The remote British-owned island has been subject to many schemes aiming to conserve its natural biodiversity, launched by the government as well as independent groups.
“There is too much plastic being used badly,” Fiona Llewellyn, a marine biologist at the ZSL Marine conservation team, told the BBC.
“It was heart-breaking seeing the state of the plastic over there,” she said, adding that big brands and governments needed to be made to account for the mess.
Ms Llewellyn and her fellow researchers found 1,000 pieces of plastic waste in just one beach hut and more than 7,000 pieces in total during the expedition.
The small island, with a population of just 800 people, is concerned by the crisis. Only a small amount of plastic that washes up on its shores is coming from the island itself. Ms Llewellyn said: “It’s easy to see that most of it is coming from elsewhere.”
Animals are ingesting the plastic and getting tangled in it, which can cause harm.
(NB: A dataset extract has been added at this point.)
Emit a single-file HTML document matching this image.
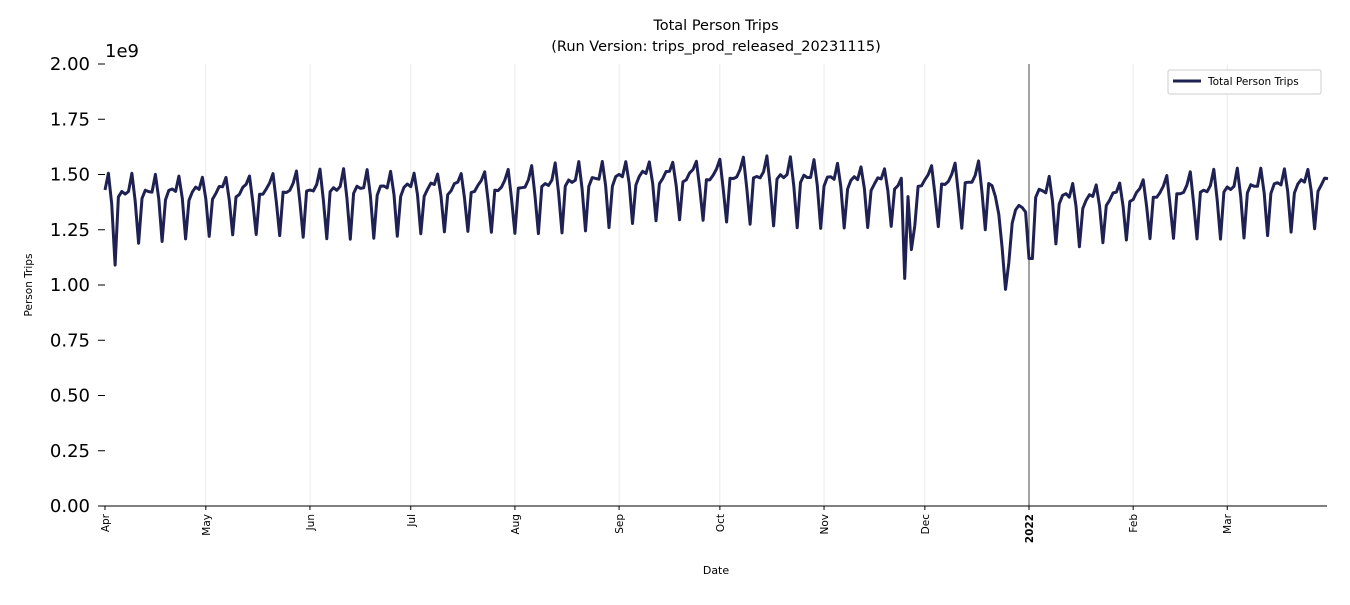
<!DOCTYPE html>
<html><head><meta charset="utf-8"><style>
body{margin:0;background:#fff;width:1350px;height:600px;overflow:hidden;font-family:"Liberation Sans","DejaVu Sans",sans-serif}
</style></head><body>
<svg id="s" width="1350" height="600" xmlns="http://www.w3.org/2000/svg" font-family="DejaVu Sans, Liberation Sans, sans-serif">
<text x="716" y="30" font-size="14.5" text-anchor="middle">Total Person Trips</text>
<text x="716" y="51" font-size="14.5" text-anchor="middle">(Run Version: trips_prod_released_20231115)</text>
<text x="105" y="57" font-size="18">1e9</text>
<text x="32" y="285" font-size="10.5" text-anchor="middle" transform="rotate(-90 32 285)">Person Trips</text>
<text x="716" y="574" font-size="11" text-anchor="middle">Date</text>
<g id="grid"></g>
<line x1="1029" y1="64" x2="1029" y2="506" stroke="#333" stroke-width="0.9"/>
<line x1="105" y1="506" x2="1327" y2="506" stroke="#000" stroke-width="1"/>
<g id="yt"></g>
<polyline id="ln" fill="none" stroke="#1e2152" stroke-width="3" stroke-linejoin="round"/>
<rect x="1168" y="70" width="153" height="24" fill="#fff" stroke="#ccc" rx="2"/>
<line x1="1173" y1="81" x2="1201" y2="81" stroke="#1e2152" stroke-width="3"/>
<text x="1208" y="85" font-size="10.5">Total Person Trips</text>
</svg>
<script>
const NS="http://www.w3.org/2000/svg";const s=document.getElementById('s');
const X0=105,PD=3.36,Y=v=>506-v*221;
function el(t,a,p,txt){const e=document.createElementNS(NS,t);for(const k in a)e.setAttribute(k,a[k]);if(txt)e.textContent=txt;(p||s).appendChild(e);return e;}
const g=document.getElementById('grid'),yt=document.getElementById('yt');
const months=[["Apr",0],["May",30],["Jun",61],["Jul",91],["Aug",122],["Sep",153],["Oct",183],["Nov",214],["Dec",244],["2022",275],["Feb",306],["Mar",334]];
months.forEach(([m,d])=>{const x=X0+d*PD;if(m!="2022"&&d>0)el('line',{x1:x,y1:64,x2:x,y2:506,stroke:'#e6e6e6','stroke-width':0.8},g);
el('line',{x1:x,y1:506,x2:x,y2:510,stroke:'#000'},yt);
el('text',{x:x+4,y:514,'font-size':10.5,'text-anchor':'end',transform:`rotate(-90 ${x+4} 514)`,'font-weight':m=="2022"?'bold':'normal'},yt,m);});
for(let i=0;i<=8;i++){const v=i*0.25,y=Y(v);el('line',{x1:98,y1:y,x2:105,y2:y,stroke:'#000'},yt);
el('text',{x:90,y:y+6,'font-size':18,'text-anchor':'end'},yt,v.toFixed(2));}
function level(d){const k=[[0,1.40],[60,1.42],[120,1.43],[160,1.48],[200,1.48],[230,1.45],[262,1.46],[290,1.37],[320,1.41],[364,1.45]];
for(let i=0;i<k.length-1;i++){if(d<=k[i+1][0]){const t=(d-k[i][0])/(k[i+1][0]-k[i][0]);return k[i][1]+t*(k[i+1][1]-k[i][1]);}}return 1.45;}
const off=[-0.01,0.01,0.02,0.03,0.09,-0.03,-0.20];
const sp={3:1.09,238:1.03,239:1.40,240:1.16,264:1.45,265:1.40,266:1.32,267:1.17,268:0.98,269:1.10,270:1.28,271:1.34,272:1.36,273:1.35,274:1.33,275:1.12,276:1.12};
let pts=[];
for(let d=0;d<=364;d++){const dow=(d+3)%7;let v=level(d)+off[dow]+0.015*Math.sin(d*1.7);if(sp[d]!==undefined)v=sp[d];pts.push((X0+d*PD).toFixed(1)+","+Y(v).toFixed(1));}
document.getElementById('ln').setAttribute('points',pts.join(' '));
</script>
</body></html>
There are growing concerns around microplastics and how they work their way up the food chain.
The types of plastic commonly found on the island’s coastline include plastic bottles, hard plastic fragments that have broken down, fishing gear and cigarette butts.
Much of the waste ends up beached on rugged cliffs that are hard and dangerous to reach. “It was really challenging straggling down the rock faces to get to this shoreline and count all the plastic that was there,” she said.
The ZSL Marine conservation team worked with the Ascension Island government’s conservation team, St Helena National Trust, St Helena’s government, the University of Exeter and South Africa’s Nelson Mandela University in a collaborative effort to tackle plastic pollution.
The total project will last for three years and consists of monitoring the currents and movement of water, identifying the plastic bottles and assessing their expiry and production dates to distinguish when they might have entered the water and where from.